• [AIM OF THE EXERCISE] Pictures in the data should be dropped; transcribe exactly the lines from the one that has "Emit a web page" through the one that has "const yTicks = [0,0.5,1,1.5,2,2.5,3,3.5,4];".

╔══

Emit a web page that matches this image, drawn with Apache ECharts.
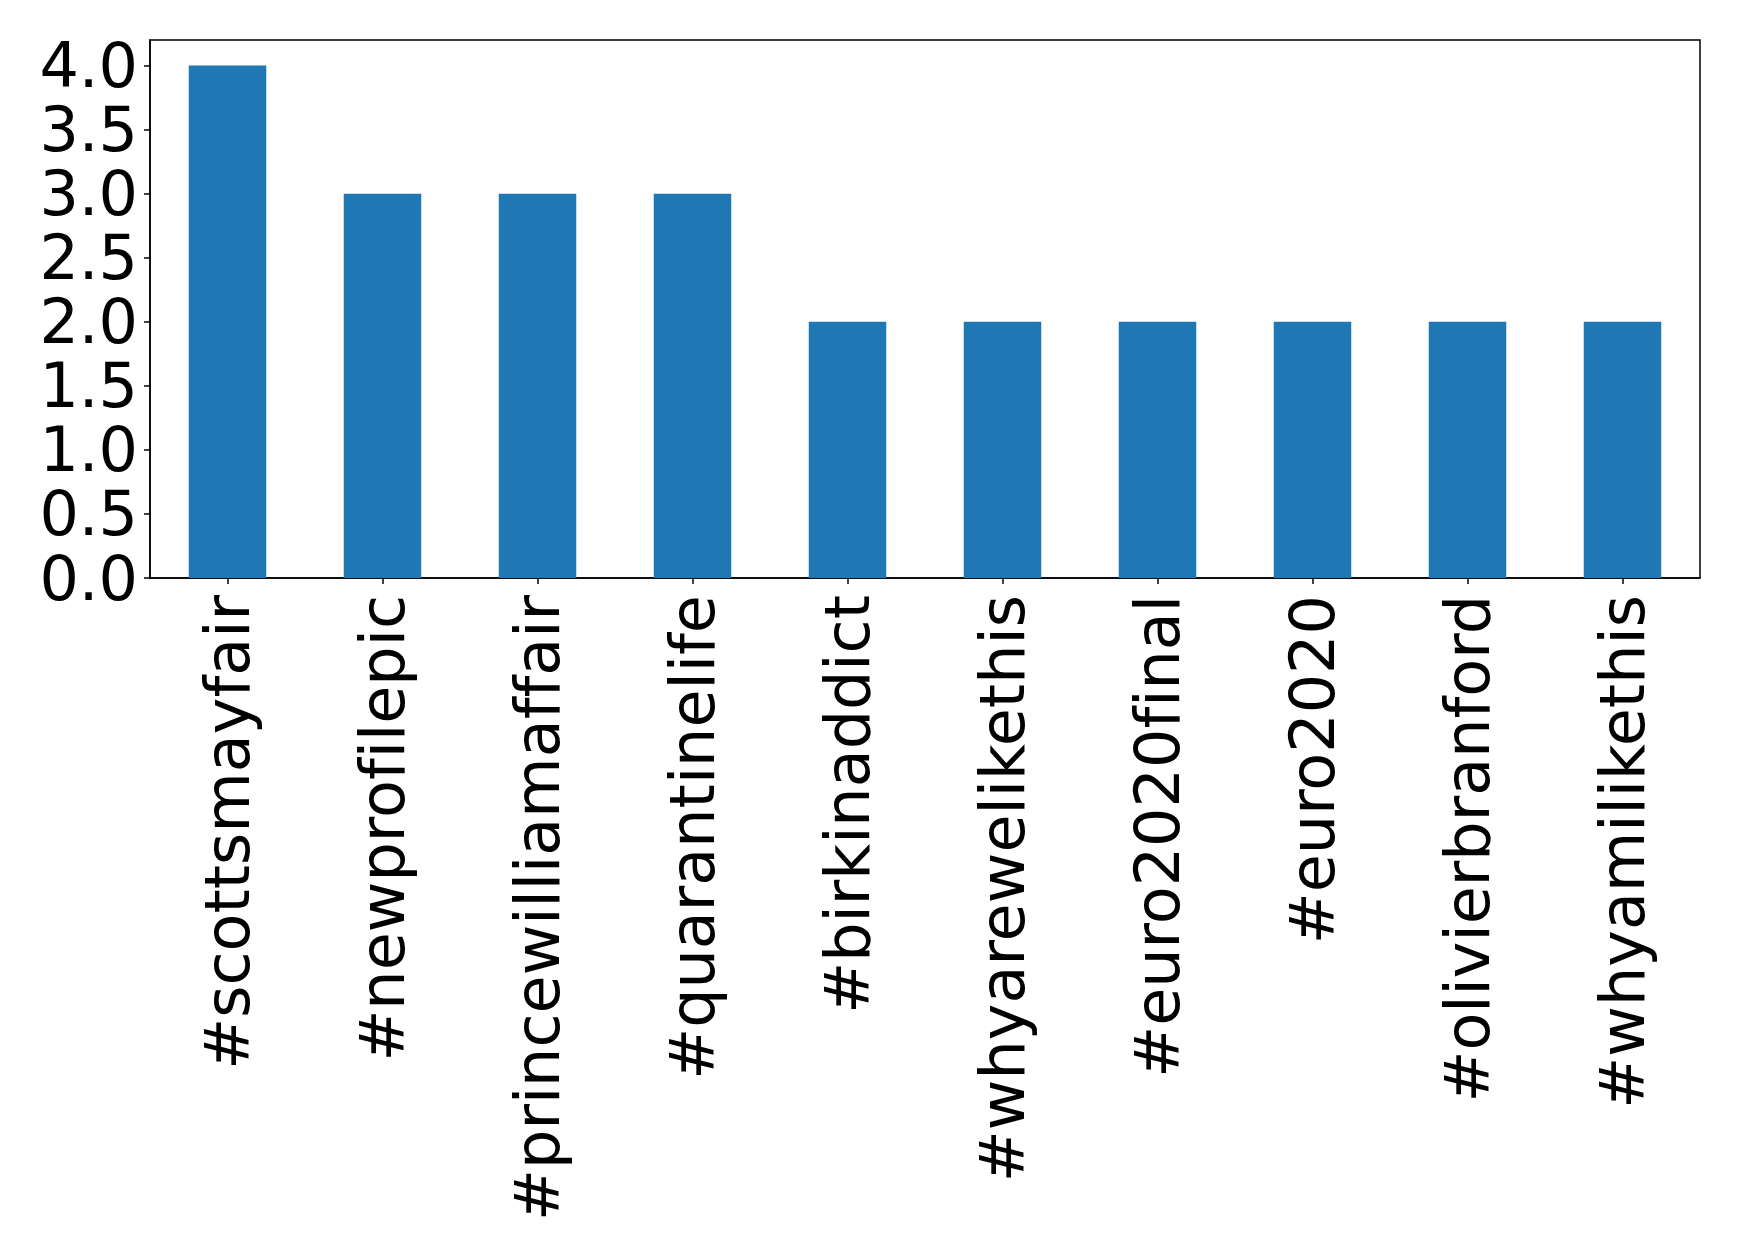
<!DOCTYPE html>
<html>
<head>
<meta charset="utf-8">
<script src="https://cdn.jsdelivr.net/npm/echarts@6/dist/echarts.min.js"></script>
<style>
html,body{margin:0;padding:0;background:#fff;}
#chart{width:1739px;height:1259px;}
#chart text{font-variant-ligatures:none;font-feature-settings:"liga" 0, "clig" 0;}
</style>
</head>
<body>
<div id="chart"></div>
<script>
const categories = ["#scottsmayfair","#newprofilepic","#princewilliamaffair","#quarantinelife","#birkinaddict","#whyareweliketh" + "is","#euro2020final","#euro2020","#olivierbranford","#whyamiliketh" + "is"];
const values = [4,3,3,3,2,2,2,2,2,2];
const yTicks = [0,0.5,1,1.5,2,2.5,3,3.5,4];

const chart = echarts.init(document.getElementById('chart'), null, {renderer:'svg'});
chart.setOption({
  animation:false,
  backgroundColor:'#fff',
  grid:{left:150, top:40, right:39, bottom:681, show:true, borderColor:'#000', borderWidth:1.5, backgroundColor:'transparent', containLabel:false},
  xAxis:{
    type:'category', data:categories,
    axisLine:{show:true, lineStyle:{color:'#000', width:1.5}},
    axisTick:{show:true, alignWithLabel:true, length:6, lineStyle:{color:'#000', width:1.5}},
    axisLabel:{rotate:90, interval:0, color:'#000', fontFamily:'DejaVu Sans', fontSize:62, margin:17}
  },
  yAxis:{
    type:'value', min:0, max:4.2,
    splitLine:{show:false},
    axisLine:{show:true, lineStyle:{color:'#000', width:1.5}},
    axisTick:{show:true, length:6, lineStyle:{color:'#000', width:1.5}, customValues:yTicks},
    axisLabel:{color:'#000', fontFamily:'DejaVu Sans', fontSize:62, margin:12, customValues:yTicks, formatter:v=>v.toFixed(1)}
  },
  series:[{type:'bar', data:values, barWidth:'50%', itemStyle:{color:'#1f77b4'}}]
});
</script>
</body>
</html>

╚══
╔══

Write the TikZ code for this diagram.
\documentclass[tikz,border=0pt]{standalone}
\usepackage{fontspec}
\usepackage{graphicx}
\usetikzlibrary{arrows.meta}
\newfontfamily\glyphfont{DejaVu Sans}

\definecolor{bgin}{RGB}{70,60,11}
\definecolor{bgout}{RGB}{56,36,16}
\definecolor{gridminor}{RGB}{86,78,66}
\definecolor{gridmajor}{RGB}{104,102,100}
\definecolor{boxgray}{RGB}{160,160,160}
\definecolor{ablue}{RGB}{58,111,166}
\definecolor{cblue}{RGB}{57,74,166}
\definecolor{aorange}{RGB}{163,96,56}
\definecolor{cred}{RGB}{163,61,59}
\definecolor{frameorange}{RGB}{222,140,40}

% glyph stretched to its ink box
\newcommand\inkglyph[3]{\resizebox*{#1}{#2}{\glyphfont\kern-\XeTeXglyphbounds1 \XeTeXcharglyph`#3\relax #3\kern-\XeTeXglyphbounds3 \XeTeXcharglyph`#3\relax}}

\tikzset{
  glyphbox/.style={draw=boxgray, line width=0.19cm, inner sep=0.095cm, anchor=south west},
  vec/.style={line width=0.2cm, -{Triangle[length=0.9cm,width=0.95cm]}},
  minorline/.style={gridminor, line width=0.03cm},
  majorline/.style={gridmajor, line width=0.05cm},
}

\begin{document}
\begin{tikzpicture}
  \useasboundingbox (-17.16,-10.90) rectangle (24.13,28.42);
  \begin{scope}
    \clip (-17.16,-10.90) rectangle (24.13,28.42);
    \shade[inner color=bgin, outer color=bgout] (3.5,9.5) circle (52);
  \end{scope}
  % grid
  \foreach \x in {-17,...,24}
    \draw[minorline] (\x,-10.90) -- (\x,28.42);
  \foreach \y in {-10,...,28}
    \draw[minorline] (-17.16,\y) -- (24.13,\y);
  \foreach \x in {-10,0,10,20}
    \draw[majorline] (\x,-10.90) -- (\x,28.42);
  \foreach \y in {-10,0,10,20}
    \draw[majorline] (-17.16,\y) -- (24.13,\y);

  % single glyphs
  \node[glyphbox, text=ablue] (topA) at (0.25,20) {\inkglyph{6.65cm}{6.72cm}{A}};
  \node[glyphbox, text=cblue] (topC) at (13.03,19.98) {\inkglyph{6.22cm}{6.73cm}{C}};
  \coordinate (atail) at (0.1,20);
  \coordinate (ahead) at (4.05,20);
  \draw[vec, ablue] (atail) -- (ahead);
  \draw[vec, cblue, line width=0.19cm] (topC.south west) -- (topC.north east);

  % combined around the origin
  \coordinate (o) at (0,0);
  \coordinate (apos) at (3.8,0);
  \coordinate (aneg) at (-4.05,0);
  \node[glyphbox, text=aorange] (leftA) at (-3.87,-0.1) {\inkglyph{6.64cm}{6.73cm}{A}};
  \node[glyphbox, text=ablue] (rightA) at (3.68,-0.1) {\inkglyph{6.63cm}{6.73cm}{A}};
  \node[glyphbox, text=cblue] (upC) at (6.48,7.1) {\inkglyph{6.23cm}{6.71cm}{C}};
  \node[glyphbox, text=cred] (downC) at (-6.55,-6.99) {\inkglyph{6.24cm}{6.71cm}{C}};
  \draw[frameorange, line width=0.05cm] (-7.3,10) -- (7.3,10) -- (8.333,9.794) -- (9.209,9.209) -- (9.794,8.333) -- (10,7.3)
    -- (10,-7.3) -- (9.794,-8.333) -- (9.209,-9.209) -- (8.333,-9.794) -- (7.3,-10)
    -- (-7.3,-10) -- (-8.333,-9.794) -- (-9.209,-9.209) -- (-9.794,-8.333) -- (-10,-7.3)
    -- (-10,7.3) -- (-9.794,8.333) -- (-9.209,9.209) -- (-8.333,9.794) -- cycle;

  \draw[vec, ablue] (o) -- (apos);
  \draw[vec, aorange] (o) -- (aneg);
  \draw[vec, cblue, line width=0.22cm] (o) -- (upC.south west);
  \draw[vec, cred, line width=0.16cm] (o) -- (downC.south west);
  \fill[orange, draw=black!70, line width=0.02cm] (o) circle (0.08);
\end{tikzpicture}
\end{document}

╚══

• [RESULT OF THIS TASK]
Emit a web page that matches this image, drawn with Apache ECharts.
<!DOCTYPE html>
<html>
<head>
<meta charset="utf-8">
<script src="https://cdn.jsdelivr.net/npm/echarts@6/dist/echarts.min.js"></script>
<style>
html,body{margin:0;padding:0;background:#fff;}
#chart{width:1739px;height:1259px;}
#chart text{font-variant-ligatures:none;font-feature-settings:"liga" 0, "clig" 0;}
</style>
</head>
<body>
<div id="chart"></div>
<script>
const categories = ["#scottsmayfair","#newprofilepic","#princewilliamaffair","#quarantinelife","#birkinaddict","#whyareweliketh" + "is","#euro2020final","#euro2020","#olivierbranford","#whyamiliketh" + "is"];
const values = [4,3,3,3,2,2,2,2,2,2];
const yTicks = [0,0.5,1,1.5,2,2.5,3,3.5,4];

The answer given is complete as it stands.